Your task =
Copy all of the material word for word, except for the pictures.

* Begin *

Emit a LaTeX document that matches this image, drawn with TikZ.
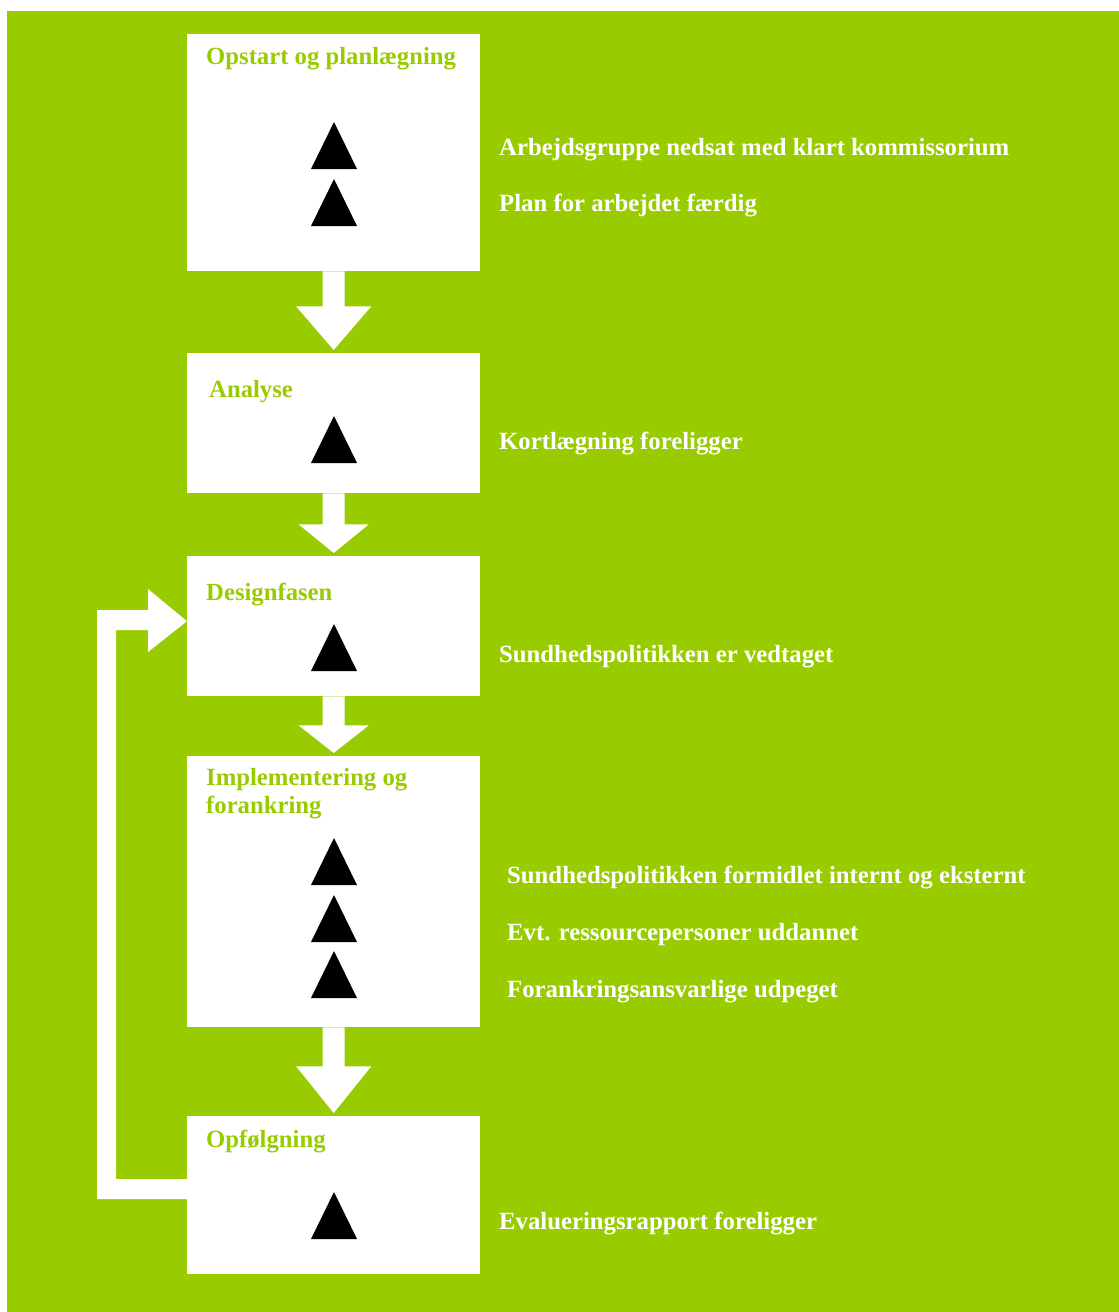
\documentclass[tikz,border=0pt]{standalone}
\usepackage{fontspec}
\setmainfont{Liberation Serif}
\usetikzlibrary{calc}
\definecolor{bg}{HTML}{99CC00}
\newcommand\darrow[5]{% from node, to node, shaft length, shaft half, head half
  \fill[white] ($(#1.south)+(-#4,0)$) -- ($(#1.south)+(-#4,#3)$) -- ($(#1.south)+(-#5,#3)$)
    -- ($(#2.north)+(0,-3)$) -- ($(#1.south)+(#5,#3)$) -- ($(#1.south)+(#4,#3)$) -- ($(#1.south)+(#4,0)$) -- cycle;}
\newcommand\mytri[2]{\fill[black] (#1-23,#2) -- (#1+23,#2) -- (#1,#2-47) -- cycle;}
\begin{document}
\begin{tikzpicture}[x=1pt,y=-1pt,
  box/.style={fill=white, draw=none, inner sep=0, anchor=north west, minimum width=293pt},
  title/.style={anchor=base west, inner sep=0, text=bg, font=\bfseries\fontsize{24.7}{28}\selectfont, align=left},
  item/.style={anchor=base west, inner sep=0, text=white, font=\bfseries\fontsize{24.75}{30}\selectfont}]
\useasboundingbox (0,0) rectangle (1119,1312);
\fill[bg] (7,11) rectangle (1119,1312);
% boxes
\node[box, minimum height=237pt] (b1) at (187,34) {};
\node[box, minimum height=140pt] (b2) at (187,353) {};
\node[box, minimum height=140pt] (b3) at (187,556) {};
\node[box, minimum height=271pt] (b4) at (187,756) {};
\node[box, minimum height=158pt] (b5) at (187,1116) {};
% block arrows
\darrow{b1}{b2}{35}{11}{37.5}
\darrow{b2}{b3}{31}{11}{35}
\darrow{b3}{b4}{29}{11}{35}
\darrow{b4}{b5}{39}{11}{37.5}
% feedback arrow
\fill[white] ($(b5.north west)+(0,63)$) -- (116,1179) -- (116,630) -- (148,630) -- (148,652)
  -- ($(b3.west)+(0,-5)$) -- (148,589) -- (148,610) -- (97,610) -- (97,1199) -- ($(b5.north west)+(0,83)$) -- cycle;
% titles
\node[title] (t1) at (206,64) {Opstart og planlægning};
\node[title] (t2) at (209,397) {Analyse};
\node[title] (t3) at (206,600) {Designfasen};
\node[title] (t4) at (206,813) {Implementering og\\forankring};
\node[title] (t5) at (206,1147) {Opfølgning};
% triangles
\mytri{334}{169}
\mytri{334}{226}
\mytri{334}{463}
\mytri{334}{671}
\mytri{334}{885}
\mytri{334}{942}
\mytri{334}{998}
\mytri{334}{1239}
% items
\node[item] (i1) at (499,155) {Arbejdsgruppe nedsat med klart kommissorium};
\node[item] (i2) at (499,211) {Plan for arbejdet færdig};
\node[item] (i3) at (499,449) {Kortlægning foreligger};
\node[item] (i4) at (499,662) {Sundhedspolitikken er vedtaget};
\node[item] (i5) at (507,883) {Sundhedspolitikken formidlet internt og eksternt};
\node[item] (i6) at (507,940) {Evt. ressourcepersoner uddannet};
\node[item] (i7) at (507,997) {Forankringsansvarlige udpeget};
\node[item] (i8) at (499,1229) {Evalueringsrapport foreligger};
\end{tikzpicture}
\end{document}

* End *

Result below =
Emit a LaTeX document that matches this image, drawn with TikZ.
\documentclass[tikz,border=0pt]{standalone}
\usepackage{fontspec}
\setmainfont{Liberation Serif}
\usetikzlibrary{calc}
\definecolor{bg}{HTML}{99CC00}
\newcommand\darrow[5]{% from node, to node, shaft length, shaft half, head half
  \fill[white] ($(#1.south)+(-#4,0)$) -- ($(#1.south)+(-#4,#3)$) -- ($(#1.south)+(-#5,#3)$)
    -- ($(#2.north)+(0,-3)$) -- ($(#1.south)+(#5,#3)$) -- ($(#1.south)+(#4,#3)$) -- ($(#1.south)+(#4,0)$) -- cycle;}
\newcommand\mytri[2]{\fill[black] (#1-23,#2) -- (#1+23,#2) -- (#1,#2-47) -- cycle;}
\begin{document}
\begin{tikzpicture}[x=1pt,y=-1pt,
  box/.style={fill=white, draw=none, inner sep=0, anchor=north west, minimum width=293pt},
  title/.style={anchor=base west, inner sep=0, text=bg, font=\bfseries\fontsize{24.7}{28}\selectfont, align=left},
  item/.style={anchor=base west, inner sep=0, text=white, font=\bfseries\fontsize{24.75}{30}\selectfont}]
\useasboundingbox (0,0) rectangle (1119,1312);
\fill[bg] (7,11) rectangle (1119,1312);
% boxes
\node[box, minimum height=237pt] (b1) at (187,34) {};
\node[box, minimum height=140pt] (b2) at (187,353) {};
\node[box, minimum height=140pt] (b3) at (187,556) {};
\node[box, minimum height=271pt] (b4) at (187,756) {};
\node[box, minimum height=158pt] (b5) at (187,1116) {};
% block arrows
\darrow{b1}{b2}{35}{11}{37.5}
\darrow{b2}{b3}{31}{11}{35}
\darrow{b3}{b4}{29}{11}{35}
\darrow{b4}{b5}{39}{11}{37.5}
% feedback arrow
\fill[white] ($(b5.north west)+(0,63)$) -- (116,1179) -- (116,630) -- (148,630) -- (148,652)
  -- ($(b3.west)+(0,-5)$) -- (148,589) -- (148,610) -- (97,610) -- (97,1199) -- ($(b5.north west)+(0,83)$) -- cycle;
% titles
\node[title] (t1) at (206,64) {Opstart og planlægning};
\node[title] (t2) at (209,397) {Analyse};
\node[title] (t3) at (206,600) {Designfasen};
\node[title] (t4) at (206,813) {Implementering og\\forankring};
\node[title] (t5) at (206,1147) {Opfølgning};
% triangles
\mytri{334}{169}
\mytri{334}{226}
\mytri{334}{463}
\mytri{334}{671}
\mytri{334}{885}
\mytri{334}{942}
\mytri{334}{998}
\mytri{334}{1239}
% items
\node[item] (i1) at (499,155) {Arbejdsgruppe nedsat med klart kommissorium};
\node[item] (i2) at (499,211) {Plan for arbejdet færdig};
\node[item] (i3) at (499,449) {Kortlægning foreligger};
\node[item] (i4) at (499,662) {Sundhedspolitikken er vedtaget};
\node[item] (i5) at (507,883) {Sundhedspolitikken formidlet internt og eksternt};
\node[item] (i6) at (507,940) {Evt. ressourcepersoner uddannet};
\node[item] (i7) at (507,997) {Forankringsansvarlige udpeget};
\node[item] (i8) at (499,1229) {Evalueringsrapport foreligger};
\end{tikzpicture}
\end{document}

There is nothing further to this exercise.